Faculty quality is given more weight than student quality because (1) it is the traditional measure of the academic caliber of an institution, (2) it correlates more reliably with reputation and prestige than any other factor, (3) it is less likely to produce a ranking that becomes a self-fulfilling prophecy, and (4) some schools have notorious reputations for boosting the numerical credentials of the student body artificially (e.g., by admitting the Phys Ed majors with 4.0 GPAs and the like, or by making LSAT-driven admissions decisions).  The faculty quality measure is more sensitive to actual faculty quality and actual changes in faculty quality.  Student quality largely tracks perceived prestige--hence the self-fulfilling prophecy aspect if rankings weight it heavily.  Schools historically favored by U.S. News because of that magazine's use of criteria that reward small, private institutions typically have far stronger student bodies than measures of faculty quality would predict (see, for example, the results for Duke and Washington & Lee, below).
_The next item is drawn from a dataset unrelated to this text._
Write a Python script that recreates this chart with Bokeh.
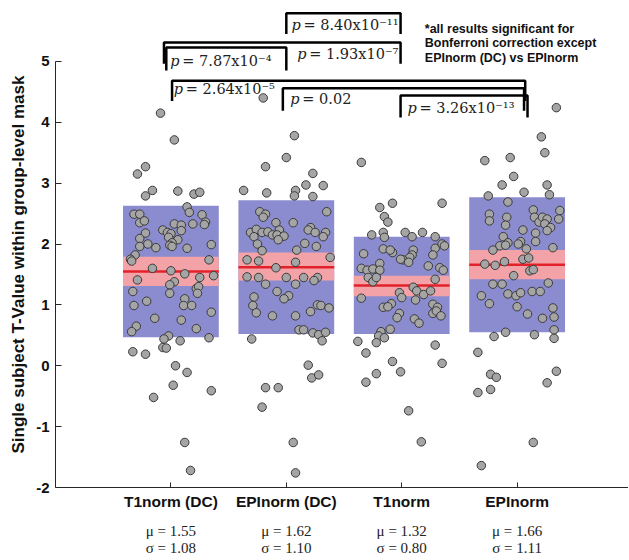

It would be useful to be able to include data on reputation among practitioners.  Unfortunately, no remotely reliable data exists.  Because practitioner reputation is much more regional than academic reputation, any reputational survey that is not geographically balanced in very careful ways will produce meaningless results.  (The U.S. News editors have admitted to me in discussion that their reputational surveys of practitioners are not geographically balanced.)

The final rank is the proportional sum of each school's rank in the various categories, with the school with the lowest sum being ranked first and so forth.  Statistically insignificant differences are treated as ties.